Terry, that concludes my remarks.

Terry K. Spencer

Thank you, Derek. Let's start with our former natural gas distribution segment, whose fourth quarter 2013 earnings benefited from new rates, which were more than offset by higher operating costs and onetime charges related to the separation into ONE Gas. The energy services segment's fourth quarter 2013 operating loss was higher than the same quarter in 2012, and reflects the noncash charges related to the wind-down of the segment, which is expected to be completed by the end of the first quarter 2014. At ONEOK Partners, the natural gas gathering and processing segment's fourth quarter operating income was slightly lower. It benefited from higher natural gas volumes gathered and processed, offset by lower realized NGL product prices and higher operating costs and depreciation expense due to completed capital growth projects.

Natural gas volumes gathered and processed continue to grow, driven by increased well connections in the Williston Basin as a result of more efficient drilling programs. While the absolute number of Williston Basin rigs has decreased, multi-well pad drilling has increased significantly. In addition, the quality of the producing acreage yields some of the highest returns in our producer's portfolios. Also, the transition to a manufacturing mode from exploration continues to accelerate. We expect to see continued drilling in the Williston Basin as more than 90% of the economics come from crude oil production.

We connected 210 wells in the fourth quarter and 1,160 wells in 2013 compared with 940 wells in 2012. And we expect to connect approximately 1,300 wells to our Williston Basin and Mid-Continent gathering systems in 2014. We experienced extreme weather conditions in the Williston Basin and Mid-Continent in December that marginally affected our processed volumes, which increased by almost 25% in the fourth quarter of 2013 compared with the same period last year. We plan accordingly for these conditions and the loss of productivity during the winter months.

ONEOK Partners natural gas liquids segment's fourth quarter results were higher due to increased NGL volumes gathered and more favorable NGL product price differentials. NGL exchange services margins and NGL volume gathered continue to grow, and we saw an increase in marketing margins compared with the same period in 2012. Our integrated NGL system enabled us to capture higher margins from more favorable NGL product price differentials. The NGL exchange services business will continue to see volume growth in the Williston Basin and Niobrara, not only from our natural gas processing plants but also from third-party plants connected to our system. This volume growth also is occurring in the Mid-Continent region through connections to our plants and other's. We expect 10-plus new natural gas processing plants to connect to our system in 2014.

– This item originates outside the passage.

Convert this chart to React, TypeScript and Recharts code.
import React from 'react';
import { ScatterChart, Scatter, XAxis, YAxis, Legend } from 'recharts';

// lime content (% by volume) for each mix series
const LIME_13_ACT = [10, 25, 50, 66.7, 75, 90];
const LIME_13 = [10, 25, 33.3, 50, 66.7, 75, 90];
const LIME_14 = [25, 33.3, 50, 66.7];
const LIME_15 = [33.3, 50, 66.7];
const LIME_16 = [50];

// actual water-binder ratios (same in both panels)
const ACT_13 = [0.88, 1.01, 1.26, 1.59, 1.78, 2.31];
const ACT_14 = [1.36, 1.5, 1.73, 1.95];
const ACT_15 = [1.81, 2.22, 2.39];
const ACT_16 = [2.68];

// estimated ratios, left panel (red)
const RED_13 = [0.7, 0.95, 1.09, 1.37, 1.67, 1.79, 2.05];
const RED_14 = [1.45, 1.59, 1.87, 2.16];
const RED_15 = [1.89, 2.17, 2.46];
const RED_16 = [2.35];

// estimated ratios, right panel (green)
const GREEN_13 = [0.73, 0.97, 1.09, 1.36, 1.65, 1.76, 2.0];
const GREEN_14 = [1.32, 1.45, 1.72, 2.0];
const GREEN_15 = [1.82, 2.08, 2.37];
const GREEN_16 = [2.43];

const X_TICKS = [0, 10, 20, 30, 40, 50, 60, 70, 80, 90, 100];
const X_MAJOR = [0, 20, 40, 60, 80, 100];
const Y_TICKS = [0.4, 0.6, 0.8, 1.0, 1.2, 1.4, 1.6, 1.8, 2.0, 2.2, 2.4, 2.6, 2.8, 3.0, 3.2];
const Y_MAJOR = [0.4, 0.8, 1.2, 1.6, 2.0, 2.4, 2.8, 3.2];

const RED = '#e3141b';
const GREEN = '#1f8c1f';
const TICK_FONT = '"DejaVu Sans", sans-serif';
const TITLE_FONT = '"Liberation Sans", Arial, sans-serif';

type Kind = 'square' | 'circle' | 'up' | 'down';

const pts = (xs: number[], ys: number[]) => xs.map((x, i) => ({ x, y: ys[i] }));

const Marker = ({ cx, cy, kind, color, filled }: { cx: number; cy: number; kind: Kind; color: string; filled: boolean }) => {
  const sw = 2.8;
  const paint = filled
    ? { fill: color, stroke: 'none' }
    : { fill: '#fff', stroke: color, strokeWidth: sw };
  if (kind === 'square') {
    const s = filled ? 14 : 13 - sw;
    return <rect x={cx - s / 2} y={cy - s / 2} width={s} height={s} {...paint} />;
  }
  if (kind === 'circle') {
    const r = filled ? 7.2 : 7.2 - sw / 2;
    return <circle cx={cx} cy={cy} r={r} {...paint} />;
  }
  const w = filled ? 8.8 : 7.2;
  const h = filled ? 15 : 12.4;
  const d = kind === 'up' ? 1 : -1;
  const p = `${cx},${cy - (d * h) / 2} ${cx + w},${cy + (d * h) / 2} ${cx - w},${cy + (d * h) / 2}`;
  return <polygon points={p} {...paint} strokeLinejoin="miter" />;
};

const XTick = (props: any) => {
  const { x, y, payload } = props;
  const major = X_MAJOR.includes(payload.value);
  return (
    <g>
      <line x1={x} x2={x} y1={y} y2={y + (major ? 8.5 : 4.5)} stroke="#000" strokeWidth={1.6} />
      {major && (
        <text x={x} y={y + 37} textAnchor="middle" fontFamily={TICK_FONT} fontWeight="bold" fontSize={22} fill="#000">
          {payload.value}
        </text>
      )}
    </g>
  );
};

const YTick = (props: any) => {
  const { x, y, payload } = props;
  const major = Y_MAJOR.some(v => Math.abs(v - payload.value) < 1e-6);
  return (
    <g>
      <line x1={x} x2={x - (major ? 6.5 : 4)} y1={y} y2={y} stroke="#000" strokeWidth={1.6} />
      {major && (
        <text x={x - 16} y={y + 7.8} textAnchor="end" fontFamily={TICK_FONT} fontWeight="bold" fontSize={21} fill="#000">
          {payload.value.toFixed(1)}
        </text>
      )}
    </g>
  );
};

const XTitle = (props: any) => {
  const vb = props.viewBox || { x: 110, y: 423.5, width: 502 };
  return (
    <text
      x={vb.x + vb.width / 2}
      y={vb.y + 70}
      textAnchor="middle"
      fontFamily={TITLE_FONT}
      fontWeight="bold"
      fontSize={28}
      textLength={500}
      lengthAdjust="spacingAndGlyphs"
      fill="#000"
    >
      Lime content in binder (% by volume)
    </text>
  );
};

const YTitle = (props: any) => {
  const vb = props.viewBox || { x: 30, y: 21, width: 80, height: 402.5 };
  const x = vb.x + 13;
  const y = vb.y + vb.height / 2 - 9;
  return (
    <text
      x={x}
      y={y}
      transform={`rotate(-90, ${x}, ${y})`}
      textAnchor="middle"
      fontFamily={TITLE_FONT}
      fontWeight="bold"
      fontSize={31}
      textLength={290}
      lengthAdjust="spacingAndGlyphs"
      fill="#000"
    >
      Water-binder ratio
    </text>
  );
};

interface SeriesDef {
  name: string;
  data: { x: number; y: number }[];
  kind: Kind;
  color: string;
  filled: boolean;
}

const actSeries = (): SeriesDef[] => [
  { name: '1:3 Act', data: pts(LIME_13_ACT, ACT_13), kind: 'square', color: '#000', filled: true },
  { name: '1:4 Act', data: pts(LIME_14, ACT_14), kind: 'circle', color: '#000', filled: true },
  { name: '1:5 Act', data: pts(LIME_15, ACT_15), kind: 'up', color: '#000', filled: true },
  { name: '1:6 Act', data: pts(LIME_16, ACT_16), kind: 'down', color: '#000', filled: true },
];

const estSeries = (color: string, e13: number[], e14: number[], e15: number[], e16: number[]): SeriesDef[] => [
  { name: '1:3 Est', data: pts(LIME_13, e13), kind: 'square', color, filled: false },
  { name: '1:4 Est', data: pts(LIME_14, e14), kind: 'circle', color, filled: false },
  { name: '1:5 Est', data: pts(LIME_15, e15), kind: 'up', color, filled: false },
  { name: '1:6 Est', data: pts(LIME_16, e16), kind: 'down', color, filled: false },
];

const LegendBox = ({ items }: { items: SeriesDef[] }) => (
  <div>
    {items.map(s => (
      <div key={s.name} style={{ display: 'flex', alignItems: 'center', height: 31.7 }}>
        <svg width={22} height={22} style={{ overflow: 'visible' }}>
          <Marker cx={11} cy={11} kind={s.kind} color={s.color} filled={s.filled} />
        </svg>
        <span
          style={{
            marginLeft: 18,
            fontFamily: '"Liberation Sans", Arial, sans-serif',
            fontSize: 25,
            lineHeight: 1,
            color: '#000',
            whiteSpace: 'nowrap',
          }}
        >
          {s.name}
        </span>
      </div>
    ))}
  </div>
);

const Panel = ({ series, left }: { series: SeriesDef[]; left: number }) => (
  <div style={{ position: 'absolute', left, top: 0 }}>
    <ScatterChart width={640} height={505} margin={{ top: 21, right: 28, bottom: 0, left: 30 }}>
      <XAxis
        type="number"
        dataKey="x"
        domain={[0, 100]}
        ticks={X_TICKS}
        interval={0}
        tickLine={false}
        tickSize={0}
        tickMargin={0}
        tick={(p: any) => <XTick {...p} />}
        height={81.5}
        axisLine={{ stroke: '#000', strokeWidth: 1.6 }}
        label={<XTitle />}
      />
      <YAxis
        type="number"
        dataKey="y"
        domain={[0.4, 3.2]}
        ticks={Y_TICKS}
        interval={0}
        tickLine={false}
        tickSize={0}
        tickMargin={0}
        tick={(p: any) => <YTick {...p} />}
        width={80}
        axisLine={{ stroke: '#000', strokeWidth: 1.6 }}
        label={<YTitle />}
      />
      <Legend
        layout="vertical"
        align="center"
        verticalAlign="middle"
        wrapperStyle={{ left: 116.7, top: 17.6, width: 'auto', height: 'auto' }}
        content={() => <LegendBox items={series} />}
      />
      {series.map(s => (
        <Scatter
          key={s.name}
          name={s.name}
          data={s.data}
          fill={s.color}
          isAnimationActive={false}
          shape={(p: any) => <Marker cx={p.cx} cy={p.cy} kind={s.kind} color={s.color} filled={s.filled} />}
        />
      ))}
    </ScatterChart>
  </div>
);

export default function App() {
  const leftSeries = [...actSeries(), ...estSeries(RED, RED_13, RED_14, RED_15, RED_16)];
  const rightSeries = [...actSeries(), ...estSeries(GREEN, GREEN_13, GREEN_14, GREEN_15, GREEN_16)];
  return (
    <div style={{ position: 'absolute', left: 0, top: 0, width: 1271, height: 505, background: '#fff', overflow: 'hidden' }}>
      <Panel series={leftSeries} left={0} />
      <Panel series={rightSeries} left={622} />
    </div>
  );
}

The partnership's natural gas pipeline segment's fourth quarter 2013 results were slightly higher compared with the same period in 2012. Equity earnings from Northern Border Pipeline were lower in the fourth quarter of 2013 due to reduced transportation rates that became effective January 1, 2013.

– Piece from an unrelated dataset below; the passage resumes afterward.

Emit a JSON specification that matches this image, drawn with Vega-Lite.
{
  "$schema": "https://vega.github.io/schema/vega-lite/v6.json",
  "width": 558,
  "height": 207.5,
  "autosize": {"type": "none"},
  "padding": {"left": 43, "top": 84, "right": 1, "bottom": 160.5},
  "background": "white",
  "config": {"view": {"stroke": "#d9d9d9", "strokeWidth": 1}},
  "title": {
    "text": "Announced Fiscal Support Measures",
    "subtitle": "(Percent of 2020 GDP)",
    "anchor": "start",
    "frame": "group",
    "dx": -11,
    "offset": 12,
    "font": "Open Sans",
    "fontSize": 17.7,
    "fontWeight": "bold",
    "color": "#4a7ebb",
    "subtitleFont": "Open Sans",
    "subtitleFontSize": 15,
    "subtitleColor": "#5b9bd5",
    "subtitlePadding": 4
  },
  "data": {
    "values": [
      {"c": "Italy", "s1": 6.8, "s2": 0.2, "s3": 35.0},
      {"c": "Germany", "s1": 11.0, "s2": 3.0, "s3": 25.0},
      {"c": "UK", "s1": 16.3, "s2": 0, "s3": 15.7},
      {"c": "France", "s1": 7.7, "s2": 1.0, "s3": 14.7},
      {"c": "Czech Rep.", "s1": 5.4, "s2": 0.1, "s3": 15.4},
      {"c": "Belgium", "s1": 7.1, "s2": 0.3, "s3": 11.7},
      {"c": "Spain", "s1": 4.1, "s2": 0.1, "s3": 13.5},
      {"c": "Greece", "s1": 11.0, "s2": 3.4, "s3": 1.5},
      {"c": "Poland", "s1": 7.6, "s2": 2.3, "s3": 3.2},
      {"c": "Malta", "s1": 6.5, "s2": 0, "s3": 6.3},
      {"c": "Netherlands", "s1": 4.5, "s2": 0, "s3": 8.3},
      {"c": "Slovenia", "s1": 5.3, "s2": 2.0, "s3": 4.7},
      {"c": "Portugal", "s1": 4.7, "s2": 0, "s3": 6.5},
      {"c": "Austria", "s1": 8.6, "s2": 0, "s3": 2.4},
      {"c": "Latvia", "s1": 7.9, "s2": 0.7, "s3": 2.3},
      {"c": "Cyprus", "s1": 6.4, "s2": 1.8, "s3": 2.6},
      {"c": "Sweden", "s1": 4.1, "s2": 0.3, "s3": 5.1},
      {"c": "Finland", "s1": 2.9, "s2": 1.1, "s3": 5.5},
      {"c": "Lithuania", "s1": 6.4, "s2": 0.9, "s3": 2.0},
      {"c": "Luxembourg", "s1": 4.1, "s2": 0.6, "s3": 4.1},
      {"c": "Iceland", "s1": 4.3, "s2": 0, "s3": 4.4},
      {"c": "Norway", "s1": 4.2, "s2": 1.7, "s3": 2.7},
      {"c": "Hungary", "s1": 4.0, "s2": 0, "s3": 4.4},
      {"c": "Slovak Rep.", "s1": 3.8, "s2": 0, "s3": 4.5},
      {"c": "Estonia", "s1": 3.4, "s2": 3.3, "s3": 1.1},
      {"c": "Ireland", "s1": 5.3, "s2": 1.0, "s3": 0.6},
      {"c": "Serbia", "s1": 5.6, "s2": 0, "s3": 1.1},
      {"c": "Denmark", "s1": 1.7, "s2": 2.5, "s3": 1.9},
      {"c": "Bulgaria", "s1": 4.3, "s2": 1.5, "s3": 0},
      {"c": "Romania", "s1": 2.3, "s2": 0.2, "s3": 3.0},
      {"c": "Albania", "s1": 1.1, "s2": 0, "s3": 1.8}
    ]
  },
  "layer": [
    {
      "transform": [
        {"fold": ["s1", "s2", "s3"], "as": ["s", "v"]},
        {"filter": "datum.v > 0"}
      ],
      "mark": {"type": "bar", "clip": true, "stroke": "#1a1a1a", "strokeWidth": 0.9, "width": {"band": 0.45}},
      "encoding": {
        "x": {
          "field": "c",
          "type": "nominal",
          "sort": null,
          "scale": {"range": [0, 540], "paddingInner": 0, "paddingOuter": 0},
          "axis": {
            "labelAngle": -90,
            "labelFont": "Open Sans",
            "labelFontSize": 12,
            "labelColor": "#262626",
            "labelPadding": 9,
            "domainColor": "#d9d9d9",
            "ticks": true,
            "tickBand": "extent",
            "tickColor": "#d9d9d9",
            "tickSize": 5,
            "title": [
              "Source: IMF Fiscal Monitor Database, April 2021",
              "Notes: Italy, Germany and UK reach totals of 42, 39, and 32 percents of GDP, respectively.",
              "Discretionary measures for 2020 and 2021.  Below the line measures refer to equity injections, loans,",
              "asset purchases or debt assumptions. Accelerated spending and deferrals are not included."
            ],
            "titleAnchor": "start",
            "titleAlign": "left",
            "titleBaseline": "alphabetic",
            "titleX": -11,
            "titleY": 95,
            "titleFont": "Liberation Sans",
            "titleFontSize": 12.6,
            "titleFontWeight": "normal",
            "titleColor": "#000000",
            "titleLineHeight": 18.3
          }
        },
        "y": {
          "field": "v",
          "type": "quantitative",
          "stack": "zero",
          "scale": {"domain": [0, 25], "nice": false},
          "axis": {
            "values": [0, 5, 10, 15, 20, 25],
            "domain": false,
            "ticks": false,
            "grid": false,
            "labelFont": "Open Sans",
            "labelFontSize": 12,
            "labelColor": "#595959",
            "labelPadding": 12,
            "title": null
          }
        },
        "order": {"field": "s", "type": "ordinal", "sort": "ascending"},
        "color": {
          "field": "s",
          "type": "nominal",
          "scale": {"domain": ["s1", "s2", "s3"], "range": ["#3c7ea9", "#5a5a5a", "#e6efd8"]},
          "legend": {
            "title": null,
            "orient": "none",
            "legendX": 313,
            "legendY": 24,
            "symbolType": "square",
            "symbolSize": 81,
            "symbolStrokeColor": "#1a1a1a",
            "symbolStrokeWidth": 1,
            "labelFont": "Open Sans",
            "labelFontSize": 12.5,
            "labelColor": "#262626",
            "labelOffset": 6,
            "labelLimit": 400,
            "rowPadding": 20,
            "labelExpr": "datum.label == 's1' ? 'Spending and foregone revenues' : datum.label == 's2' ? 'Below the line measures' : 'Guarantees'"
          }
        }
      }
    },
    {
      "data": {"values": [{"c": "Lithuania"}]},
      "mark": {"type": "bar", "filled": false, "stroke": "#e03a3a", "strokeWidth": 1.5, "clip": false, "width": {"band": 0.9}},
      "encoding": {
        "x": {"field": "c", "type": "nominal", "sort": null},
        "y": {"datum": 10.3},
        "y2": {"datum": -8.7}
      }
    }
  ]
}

Northern Border's long-haul transportation capacity continues to be the most cost advantaged provider from Western Canada and the Williston Basin. Substantially all of Northern Border's long-haul transportation capacity has been contracted through June 2015.

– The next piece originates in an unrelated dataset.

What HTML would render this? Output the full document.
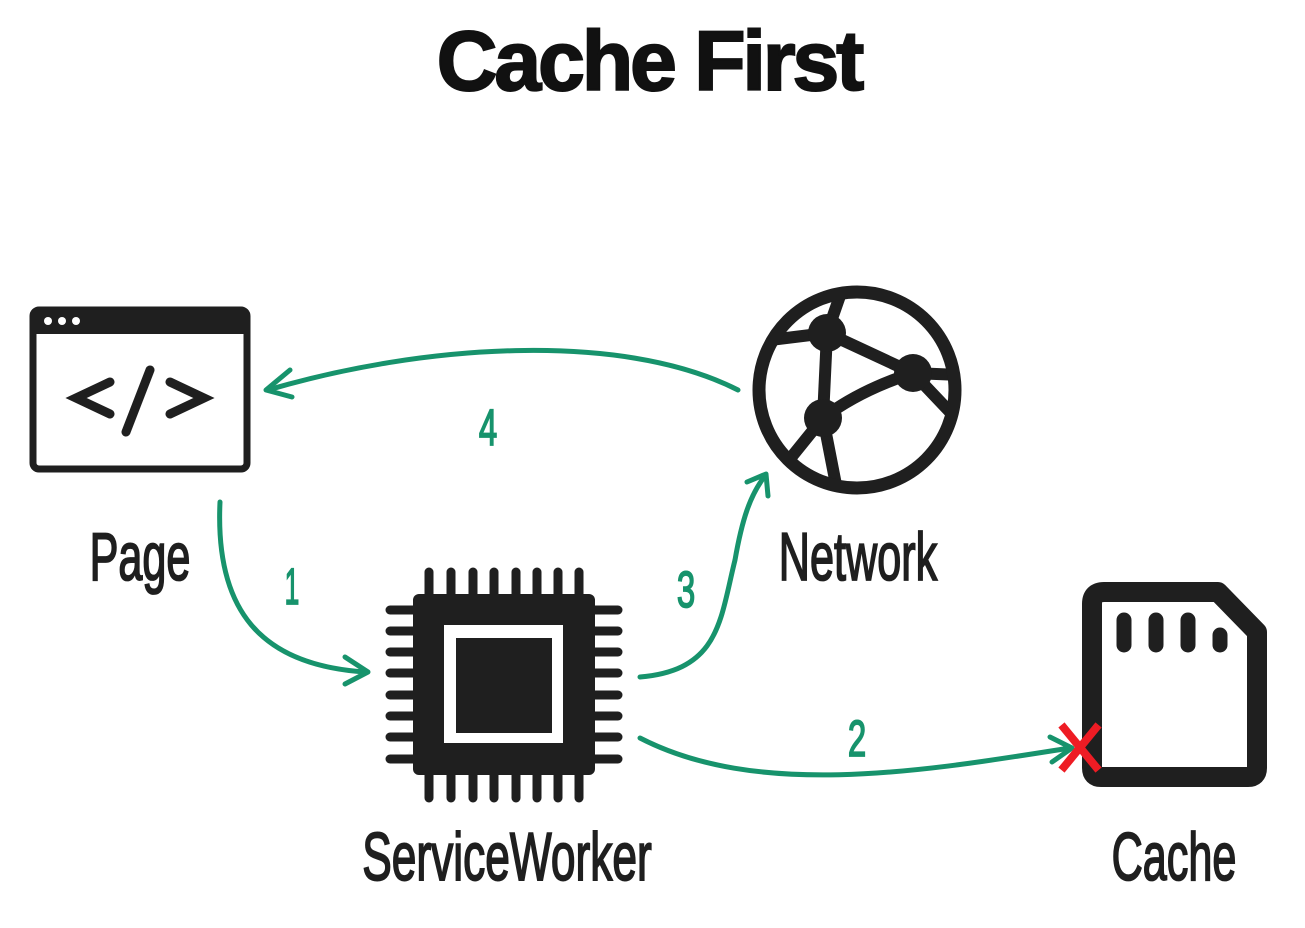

Now an update on our capital growth projects. The MB-2 NGL fractionator at Mont Belvieu was placed in service in December 2013. The Sterling III Pipeline is expected to be completed in March 2014, with the flexibility to transport either unfractionated NGLs or NGL purity products from the Mid-Continent region to the Texas Gulf Coast. The Canadian Valley plant, a 200 million cubic feet per day natural gas processing facility in the Cana-Woodford Shale of Oklahoma is also expected to be completed in March 2014. And the Mont Belvieu ethane/propane splitter, a 40,000-barrel per day deethanizer, also is expected to be completed in March 2014.

Now a brief review of our outlook on the NGL markets. We still believe that ethane rejection by natural gas processing plants connected to our NGL system will continue through much of 2016. After which, new worldscale ethylene production capacity is expected to begin coming online.

The industry experienced a volatile propane market in January and February as a result of higher

seasonal demand from late crop drying in the upper Midwest, followed by extensive and prolonged cold weather covering much of the U.S. and the decision by many NGL producers to access the traditionally higher-valued Mont Belvieu NGL markets, which had been bolstered by strong propane demand. These events led to a significant decline in Mid-Continent propane inventories in periods when the propane price at Conway was higher than at Mont Belvieu. This propane price volatility highlights the fact that much of the NGL industry's infrastructure is primarily designed to move products from the producing basins to the Gulf Coast markets. Our fully integrated NGL system, with its connectivity to major supply basins and market hubs has, on a limited basis, the flexibility to deliver certain NGL products between Conway and Mont Belvieu. While we don't comment on the specific operational actions we've taken, we did utilize the flexibility of our assets to help meet the Midwest propane demand.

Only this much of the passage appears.